2. Certification of Achievement Relative to Performance Objective. No later than the last day of the fiscal quarter immediately following the Performance Period, the Committee will certify the extent, if any, to which the Performance Objective has been achieved.
3. Calculation.
(a) The number of PSUs earned will equal (x) the number of PSUs granted multiplied by (y) the Total Payout Percentage; provided that all the PSUs will be forfeited in full if the Total Payout Percentage does not equal or exceed 50% (i.e., the threshold level).
(b) The Total Payout Percentage will equal (x) the sum of the Payout Percentages for all of the Covered Years divided by (y) the number of Covered Years.

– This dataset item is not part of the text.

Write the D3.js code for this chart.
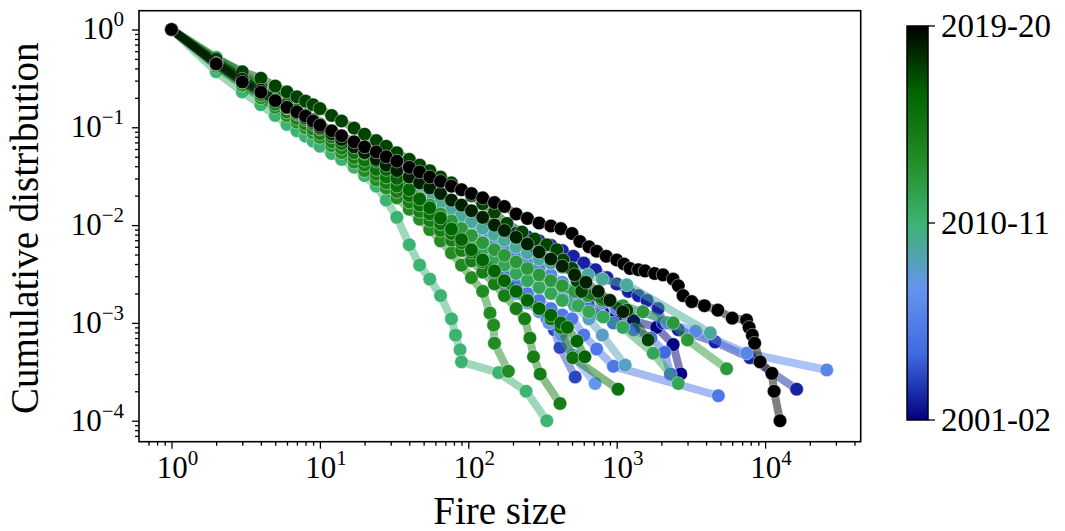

(c) For the [•] Covered Year, the Payout Percentage shall be determined as follows:
Below Threshold | If [________] for fiscal year [•] is less than [•] million | Then, no payment |
Threshold | If [________] for fiscal year [•] equals or exceeds [•] million | Then, 50% |
Target | If [________] for fiscal year [•] equals or exceeds [•] million | Then, 100% |
Maximum | If [________] for fiscal year [•] equals or exceeds [•] million | Then, 200% |
(d) For any other Covered Year, the Payout Percentage shall be determined by the relevant Performance Objective.
(e) Payout above the “threshold” level but below the “target” level of achievement, and above the “target” level but below the “maximum” level of achievement, will be calculated by the Committee by straight line interpolation by reference to the applicable Payout Percentages. For the avoidance of doubt, in no event may the Payout Percentage of any Covered Year exceed 200%.